Nobody cares a shit!

5 comments:

IP-MD said...

I feel for you...unless students are actively involved in class, no education can happen. If they are on their cell phones, they are not really "in" the class. This is why it is crucial to ban the use of any electronic devices (laptops, tablets, cell phones) in class.

Ramesh said...

Its a familiar sight in every classroom in the world, and profoundly depressing to the teacher. Haven't we all done some form of what you have railed against, in our youth.

Its tough being a teacher.

Sriram Khé said...

Yes, it is not easy being a teacher. But, guess what? As important as teaching is, and as difficult as it is, individuals clearly indicate in the marketplace that they would rather spend their money on entertainment than on education. What a disgrace!

I wonder if I failed in my true intention behind the post, or if that was purposefully skipped over. It is the culture of entertainment that really pisses me off, and how much we people are willing to spend our time and money on entertainment.
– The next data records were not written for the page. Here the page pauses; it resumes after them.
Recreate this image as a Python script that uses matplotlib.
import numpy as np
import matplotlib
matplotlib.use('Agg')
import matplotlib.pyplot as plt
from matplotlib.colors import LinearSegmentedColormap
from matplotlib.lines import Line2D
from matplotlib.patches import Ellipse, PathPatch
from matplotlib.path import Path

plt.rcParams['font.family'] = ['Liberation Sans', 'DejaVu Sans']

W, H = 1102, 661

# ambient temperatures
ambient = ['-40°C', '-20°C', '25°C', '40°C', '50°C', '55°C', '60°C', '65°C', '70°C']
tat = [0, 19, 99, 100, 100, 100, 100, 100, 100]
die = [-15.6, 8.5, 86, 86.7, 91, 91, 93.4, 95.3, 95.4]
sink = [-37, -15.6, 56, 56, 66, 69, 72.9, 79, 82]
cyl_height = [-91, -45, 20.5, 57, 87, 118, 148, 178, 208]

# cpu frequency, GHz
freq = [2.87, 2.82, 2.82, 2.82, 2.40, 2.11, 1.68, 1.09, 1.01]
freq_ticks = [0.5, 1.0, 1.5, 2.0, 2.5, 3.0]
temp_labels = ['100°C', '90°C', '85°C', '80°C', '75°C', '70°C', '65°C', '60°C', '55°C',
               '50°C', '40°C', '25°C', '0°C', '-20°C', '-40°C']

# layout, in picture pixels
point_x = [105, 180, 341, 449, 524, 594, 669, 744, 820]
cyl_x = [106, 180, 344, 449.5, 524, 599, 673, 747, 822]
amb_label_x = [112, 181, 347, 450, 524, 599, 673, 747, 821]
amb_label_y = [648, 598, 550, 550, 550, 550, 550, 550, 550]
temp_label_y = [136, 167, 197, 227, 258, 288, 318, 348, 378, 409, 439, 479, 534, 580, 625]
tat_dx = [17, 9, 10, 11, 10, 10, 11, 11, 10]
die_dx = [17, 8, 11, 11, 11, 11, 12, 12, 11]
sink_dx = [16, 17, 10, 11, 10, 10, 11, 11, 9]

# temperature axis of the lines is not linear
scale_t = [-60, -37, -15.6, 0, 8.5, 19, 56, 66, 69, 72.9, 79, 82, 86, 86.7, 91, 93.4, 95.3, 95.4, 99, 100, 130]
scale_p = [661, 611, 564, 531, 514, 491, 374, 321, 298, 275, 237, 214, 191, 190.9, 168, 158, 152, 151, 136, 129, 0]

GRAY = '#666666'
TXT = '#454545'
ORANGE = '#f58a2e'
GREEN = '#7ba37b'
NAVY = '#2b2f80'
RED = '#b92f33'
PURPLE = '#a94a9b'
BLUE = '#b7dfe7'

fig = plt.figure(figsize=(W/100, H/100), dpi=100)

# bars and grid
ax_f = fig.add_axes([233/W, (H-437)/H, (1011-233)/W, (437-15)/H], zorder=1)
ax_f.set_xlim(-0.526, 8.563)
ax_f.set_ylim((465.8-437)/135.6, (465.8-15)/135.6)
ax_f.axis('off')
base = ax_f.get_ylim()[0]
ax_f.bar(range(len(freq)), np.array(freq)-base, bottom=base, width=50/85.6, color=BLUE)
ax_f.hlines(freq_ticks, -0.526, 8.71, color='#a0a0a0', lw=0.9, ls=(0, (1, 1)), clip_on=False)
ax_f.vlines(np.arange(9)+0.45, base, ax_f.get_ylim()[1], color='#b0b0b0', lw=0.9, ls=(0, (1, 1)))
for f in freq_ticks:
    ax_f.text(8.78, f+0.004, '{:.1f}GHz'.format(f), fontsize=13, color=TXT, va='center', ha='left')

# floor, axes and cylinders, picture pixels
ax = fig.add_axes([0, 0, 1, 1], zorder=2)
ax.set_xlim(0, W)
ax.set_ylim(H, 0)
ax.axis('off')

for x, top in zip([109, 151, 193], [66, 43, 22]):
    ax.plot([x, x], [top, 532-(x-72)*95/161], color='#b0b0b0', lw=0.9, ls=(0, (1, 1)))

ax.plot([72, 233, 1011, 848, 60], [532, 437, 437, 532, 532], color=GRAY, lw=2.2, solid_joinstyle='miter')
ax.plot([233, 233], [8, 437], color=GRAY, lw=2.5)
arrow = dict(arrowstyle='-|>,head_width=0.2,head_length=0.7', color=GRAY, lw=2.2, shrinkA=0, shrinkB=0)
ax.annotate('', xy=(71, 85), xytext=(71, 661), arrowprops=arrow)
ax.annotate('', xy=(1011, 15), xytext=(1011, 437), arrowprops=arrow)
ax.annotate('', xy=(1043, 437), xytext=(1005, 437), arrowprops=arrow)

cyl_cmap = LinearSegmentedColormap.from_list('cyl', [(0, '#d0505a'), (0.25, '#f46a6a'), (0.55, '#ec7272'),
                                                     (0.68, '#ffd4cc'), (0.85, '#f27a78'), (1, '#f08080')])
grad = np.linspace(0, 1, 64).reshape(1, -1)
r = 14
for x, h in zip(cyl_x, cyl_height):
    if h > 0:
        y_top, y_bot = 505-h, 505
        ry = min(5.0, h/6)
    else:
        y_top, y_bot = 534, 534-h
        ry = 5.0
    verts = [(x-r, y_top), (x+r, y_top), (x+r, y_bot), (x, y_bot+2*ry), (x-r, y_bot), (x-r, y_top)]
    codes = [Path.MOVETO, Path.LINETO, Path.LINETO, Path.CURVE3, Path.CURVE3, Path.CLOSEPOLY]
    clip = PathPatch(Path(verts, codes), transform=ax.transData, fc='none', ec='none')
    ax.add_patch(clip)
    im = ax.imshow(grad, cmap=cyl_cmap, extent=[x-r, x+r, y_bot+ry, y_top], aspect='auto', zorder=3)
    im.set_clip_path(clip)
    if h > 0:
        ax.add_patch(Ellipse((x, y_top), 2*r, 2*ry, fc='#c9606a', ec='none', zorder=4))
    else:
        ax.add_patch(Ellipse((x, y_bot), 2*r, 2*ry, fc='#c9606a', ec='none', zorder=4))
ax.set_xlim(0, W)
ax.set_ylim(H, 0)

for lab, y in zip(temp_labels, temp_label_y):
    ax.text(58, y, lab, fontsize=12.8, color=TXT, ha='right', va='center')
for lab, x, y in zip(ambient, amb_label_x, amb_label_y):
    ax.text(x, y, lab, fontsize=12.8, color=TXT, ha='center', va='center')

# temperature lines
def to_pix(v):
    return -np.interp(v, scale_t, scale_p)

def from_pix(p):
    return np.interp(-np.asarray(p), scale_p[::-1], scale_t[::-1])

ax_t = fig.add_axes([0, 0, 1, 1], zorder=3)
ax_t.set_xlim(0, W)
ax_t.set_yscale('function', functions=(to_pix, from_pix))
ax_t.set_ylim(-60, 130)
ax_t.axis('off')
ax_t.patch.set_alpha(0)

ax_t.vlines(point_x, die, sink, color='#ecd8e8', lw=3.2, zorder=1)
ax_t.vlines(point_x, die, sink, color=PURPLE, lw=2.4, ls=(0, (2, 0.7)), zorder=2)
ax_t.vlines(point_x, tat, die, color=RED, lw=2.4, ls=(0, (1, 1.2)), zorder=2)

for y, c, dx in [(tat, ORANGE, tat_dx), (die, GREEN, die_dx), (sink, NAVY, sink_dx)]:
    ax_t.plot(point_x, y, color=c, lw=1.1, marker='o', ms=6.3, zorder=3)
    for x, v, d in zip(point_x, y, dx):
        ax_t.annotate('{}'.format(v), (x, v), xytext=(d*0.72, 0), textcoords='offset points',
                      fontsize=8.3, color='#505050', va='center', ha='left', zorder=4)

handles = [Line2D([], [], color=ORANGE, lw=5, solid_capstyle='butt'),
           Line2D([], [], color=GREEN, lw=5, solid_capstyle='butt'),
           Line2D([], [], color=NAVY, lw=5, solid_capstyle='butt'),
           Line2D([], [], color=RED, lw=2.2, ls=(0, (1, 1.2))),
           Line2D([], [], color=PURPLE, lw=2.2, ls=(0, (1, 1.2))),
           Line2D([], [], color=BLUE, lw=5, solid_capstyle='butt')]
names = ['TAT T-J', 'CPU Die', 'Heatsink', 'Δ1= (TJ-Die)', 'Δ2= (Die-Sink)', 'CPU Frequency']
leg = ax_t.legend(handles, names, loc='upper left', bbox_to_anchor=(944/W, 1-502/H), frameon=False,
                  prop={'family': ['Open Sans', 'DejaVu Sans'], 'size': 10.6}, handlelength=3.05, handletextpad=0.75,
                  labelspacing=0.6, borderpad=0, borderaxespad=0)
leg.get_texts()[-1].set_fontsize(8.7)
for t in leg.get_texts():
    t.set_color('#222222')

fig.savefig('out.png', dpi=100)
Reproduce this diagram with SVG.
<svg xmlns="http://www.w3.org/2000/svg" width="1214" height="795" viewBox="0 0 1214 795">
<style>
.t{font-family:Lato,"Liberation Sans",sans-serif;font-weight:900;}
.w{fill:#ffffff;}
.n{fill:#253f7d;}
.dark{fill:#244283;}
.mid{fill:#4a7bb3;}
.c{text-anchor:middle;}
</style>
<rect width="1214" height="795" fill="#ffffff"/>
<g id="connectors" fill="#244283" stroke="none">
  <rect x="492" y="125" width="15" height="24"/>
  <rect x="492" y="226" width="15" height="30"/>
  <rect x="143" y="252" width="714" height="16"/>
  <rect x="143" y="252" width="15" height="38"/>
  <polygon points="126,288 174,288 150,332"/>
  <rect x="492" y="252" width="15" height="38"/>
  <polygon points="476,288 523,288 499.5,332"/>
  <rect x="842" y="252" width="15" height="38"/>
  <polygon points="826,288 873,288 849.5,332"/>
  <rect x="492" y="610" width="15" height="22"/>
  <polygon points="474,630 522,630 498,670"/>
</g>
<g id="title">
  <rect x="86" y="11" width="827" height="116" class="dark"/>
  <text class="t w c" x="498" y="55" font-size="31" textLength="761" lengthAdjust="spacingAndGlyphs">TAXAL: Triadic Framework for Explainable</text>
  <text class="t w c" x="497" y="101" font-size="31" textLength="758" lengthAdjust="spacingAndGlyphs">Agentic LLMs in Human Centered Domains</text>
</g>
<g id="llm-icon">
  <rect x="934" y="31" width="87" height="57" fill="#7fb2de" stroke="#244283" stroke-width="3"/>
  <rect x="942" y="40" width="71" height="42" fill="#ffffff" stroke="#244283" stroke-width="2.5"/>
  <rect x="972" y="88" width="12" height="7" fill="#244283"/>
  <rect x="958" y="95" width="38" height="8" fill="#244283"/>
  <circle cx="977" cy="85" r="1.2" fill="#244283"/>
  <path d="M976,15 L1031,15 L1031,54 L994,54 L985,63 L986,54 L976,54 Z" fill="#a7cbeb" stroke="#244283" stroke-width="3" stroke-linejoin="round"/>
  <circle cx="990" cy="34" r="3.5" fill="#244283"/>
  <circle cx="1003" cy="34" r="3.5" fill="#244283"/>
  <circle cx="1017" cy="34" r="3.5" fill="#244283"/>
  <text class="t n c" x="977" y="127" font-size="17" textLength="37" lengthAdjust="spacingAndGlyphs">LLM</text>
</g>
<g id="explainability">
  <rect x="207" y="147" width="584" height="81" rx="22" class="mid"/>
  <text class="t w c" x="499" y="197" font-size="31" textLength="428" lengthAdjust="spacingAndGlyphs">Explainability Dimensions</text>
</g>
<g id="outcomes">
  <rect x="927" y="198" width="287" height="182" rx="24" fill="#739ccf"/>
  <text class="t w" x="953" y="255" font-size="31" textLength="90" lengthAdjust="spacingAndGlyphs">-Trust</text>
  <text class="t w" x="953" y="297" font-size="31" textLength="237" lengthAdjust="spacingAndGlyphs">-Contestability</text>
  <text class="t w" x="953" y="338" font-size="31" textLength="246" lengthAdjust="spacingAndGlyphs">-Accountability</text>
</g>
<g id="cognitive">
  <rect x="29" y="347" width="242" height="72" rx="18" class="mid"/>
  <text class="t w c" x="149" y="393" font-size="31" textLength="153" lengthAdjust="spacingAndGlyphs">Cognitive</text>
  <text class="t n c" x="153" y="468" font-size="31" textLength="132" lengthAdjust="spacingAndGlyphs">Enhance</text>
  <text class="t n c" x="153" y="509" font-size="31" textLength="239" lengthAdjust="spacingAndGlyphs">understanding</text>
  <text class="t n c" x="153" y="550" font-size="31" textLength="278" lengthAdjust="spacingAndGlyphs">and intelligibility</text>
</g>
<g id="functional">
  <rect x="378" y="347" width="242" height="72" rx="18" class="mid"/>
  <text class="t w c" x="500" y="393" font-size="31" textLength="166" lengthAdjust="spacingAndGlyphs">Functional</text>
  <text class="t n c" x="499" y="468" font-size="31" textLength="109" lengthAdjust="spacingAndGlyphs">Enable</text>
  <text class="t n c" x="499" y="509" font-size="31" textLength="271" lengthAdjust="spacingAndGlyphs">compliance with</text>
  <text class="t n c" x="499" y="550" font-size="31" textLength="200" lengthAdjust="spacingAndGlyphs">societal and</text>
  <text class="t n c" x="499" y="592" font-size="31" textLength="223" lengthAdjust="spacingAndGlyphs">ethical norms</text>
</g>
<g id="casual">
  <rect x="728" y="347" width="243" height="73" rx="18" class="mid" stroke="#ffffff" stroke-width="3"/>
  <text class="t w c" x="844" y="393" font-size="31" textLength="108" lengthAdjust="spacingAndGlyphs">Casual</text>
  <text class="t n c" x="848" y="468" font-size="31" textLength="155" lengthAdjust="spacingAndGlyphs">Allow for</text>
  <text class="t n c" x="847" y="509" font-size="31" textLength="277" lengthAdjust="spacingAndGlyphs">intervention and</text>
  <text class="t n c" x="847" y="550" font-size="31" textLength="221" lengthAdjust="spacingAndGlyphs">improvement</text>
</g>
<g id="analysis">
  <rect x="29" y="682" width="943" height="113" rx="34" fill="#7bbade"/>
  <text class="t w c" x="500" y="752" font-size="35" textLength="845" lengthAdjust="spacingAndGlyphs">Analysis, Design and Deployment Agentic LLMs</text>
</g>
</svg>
It is this entertainment culture that has made it worse for the learning environment. So, two things here:
1. I have no idea about IP-MD's background ... but, Ramesh and I made sure we gave our education the respect and attention that it needed. Else, we won't be where we are now, right? And that is despite the fact that Ramesh was entertaining himself by being an active cricket and TT (ping pong) player, while I was simply wasting away my time--sometimes by reading Russian literature, which clearly was not entertainment!
2. The possible ways in which a young person can be entertained now--as a passive spectator even--is phenomenal. in a context that highly prizes entertainment, and with more and more entertainment options, we can--and should--prepare ourselves for even more of a worsening situation.

BTW, in the syllabi that I am drafting, for the first time ever, I have already included language that students need to put their electronic gadgets away during class time. But, I can't prevent students from sleeping in class, or not coming to class ;)

IP-MD said...

In my experience as a teacher, students WILL come to class if the quality of teaching is good and if they are properly incentivized. But it is crucial that they shut off their electronic devices.

Personally, my attendance record as a student was quite poor. But the teaching was not so great, either!

Sriram Khé said...

hmmmm ... last term, out of a registered number of 30, typically 10 to 12 students were absent for meetings ... so, are you telling me that the large absences were because "the quality of teaching" was that awful? Maybe, eh ...
I don't agree with the "properly incentivized" either. For one, whether students like it or not, society has deemed that a college diploma is a needed passport for most jobs. There is that incentive. For another, students are paying money--not attending college for free. That is another incentive. In that case, is the claim that these huge economic incentives are not enough? You see my problem with the way you have phrased it?

I have blogged enough, and even written op-eds, that the problem is that most students do not really want to be in college, yet society forces them to. It is unfortunate, and a tremendous waste of time and money. At least money we might be able to earn back, but time goes only in one direction.